My all too familiar view. Photo: Verity Johnson.

And it occurred to me - maybe we always misread the signs of blockage.

See, we’re used to feeling energised by the arrival of a good idea. They normally arrive with an expectant ping of anticipation, like a microwaved strudel. And there’s none of those pings when you’re blocked, just a kind of background psychic gurgling that you ignore like a noisy fridge.

But if you look at it from the log jam perspective, what if you can’t hear the arrival of a good idea over the noise of all the others? What if you’ve got so many ideas, tightly pressed together talking over each other? Then all you’d hear would be one incessant whisper.

The more I thought about it, the more I realised that I didn’t need any more ideas.
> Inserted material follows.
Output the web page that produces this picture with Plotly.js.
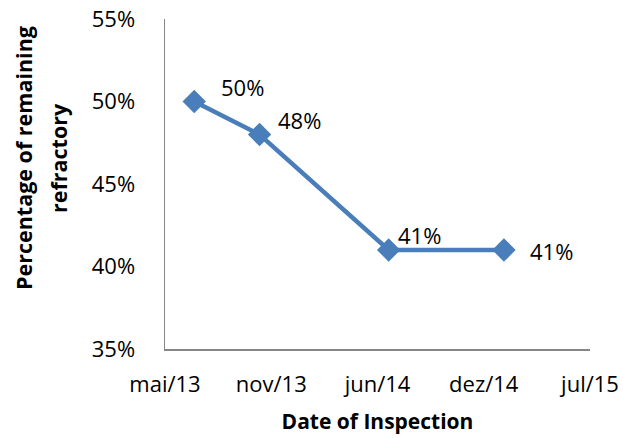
<!DOCTYPE html>
<html><head><meta charset="utf-8">
<script src="https://cdn.plot.ly/plotly-3.0.1.min.js"></script>
<style>html,body{margin:0;padding:0;background:#fff;}#chart{width:623px;height:438px;}</style>
</head><body><div id="chart"></div>
<script>
// Data
const inspectionDates = ['2013-06-25', '2013-10-26', '2014-06-26', '2015-01-29'];
const remaining = [0.50, 0.48, 0.41, 0.41];
const xTickVals = ['2013-05-01', '2013-11-17', '2014-06-05', '2014-12-22', '2015-07-10'];
const xTickText = ['mai/13', 'nov/13', 'jun/14', 'dez/14', 'jul/15'];
const yTickVals = [0.35, 0.40, 0.45, 0.50, 0.55];
const yTitleLines = ['Percentage of remaining', 'refractory'];
const xTitle = 'Date of Inspection';

// Label offsets (style)
const labelShiftX = [48, 40, 31, 48];
const labelShiftY = [15, 15, 15, -1];

const FONT = 'Open Sans, sans-serif';
const blue = '#4A7EBB';
const plotL = 165, plotR = 590, plotT = 19, plotB = 349;

const annotations = remaining.map((v, i) => ({
  x: inspectionDates[i], y: v, xref: 'x', yref: 'y',
  text: Math.round(v * 100) + '%', showarrow: false,
  xshift: labelShiftX[i], yshift: labelShiftY[i],
  font: {family: FONT, size: 22, color: '#000'}
}));
const yTitleX = [23, 58];
yTitleLines.forEach((t, i) => annotations.push({
  xref: 'paper', yref: 'paper',
  x: (yTitleX[i] - plotL) / (plotR - plotL), y: (plotB - 158) / (plotB - plotT),
  xanchor: 'center', yanchor: 'middle', textangle: -90, showarrow: false,
  text: '<b>' + t + '</b>',
  font: {family: FONT, size: 21.5, color: '#000'}
}));

const trace = {
  x: inspectionDates, y: remaining, type: 'scatter', mode: 'lines+markers',
  line: {color: blue, width: 4.5},
  marker: {symbol: 'diamond', size: 18, color: blue},
  cliponaxis: false, hoverinfo: 'none'
};

const layout = {
  width: 623, height: 438,
  margin: {l: plotL, r: 623 - plotR, t: plotT, b: 438 - plotB},
  paper_bgcolor: '#fff', plot_bgcolor: '#fff',
  showlegend: false,
  font: {family: FONT, size: 22, color: '#000'},
  xaxis: {
    type: 'date', range: [xTickVals[0], xTickVals[xTickVals.length - 1]],
    tickmode: 'array', tickvals: xTickVals, ticktext: xTickText,
    showgrid: false, zeroline: false, showline: true, linecolor: '#868686', linewidth: 1.5,
    ticks: '', ticklabelstandoff: 15,
    tickfont: {family: FONT, size: 22, color: '#000'},
    title: {text: '<b>' + xTitle + '</b>', font: {family: FONT, size: 21, color: '#000'}, standoff: 17}
  },
  yaxis: {
    range: [0.35, 0.55], tickmode: 'array', tickvals: yTickVals, tickformat: '.0%',
    showgrid: false, zeroline: false, showline: true, linecolor: '#868686', linewidth: 1.5,
    ticks: '', ticklabelstandoff: 24,
    tickfont: {family: FONT, size: 22, color: '#000'}
  },
  annotations: annotations
};

Plotly.newPlot('chart', [trace], layout, {staticPlot: true, displayModeBar: false});
</script>
</body></html>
What I needed was to hear the ping of the good idea over the jabbering of all of the average ones.

And no one can do that when they’re all jammed in your head.

So if you’re struggling with a creative blockage, try taking out every single, scrappy, sliver of an idea and writing them down. Go mad. Make one of those pin boards with endless bits of coloured string and bits of paper so you look like you’re running a major fraud investigation from your living room. Whatever you do though, get them out!

It’s the only way you’ll be able to hear the arrival of the one idea you’ve actually been waiting for.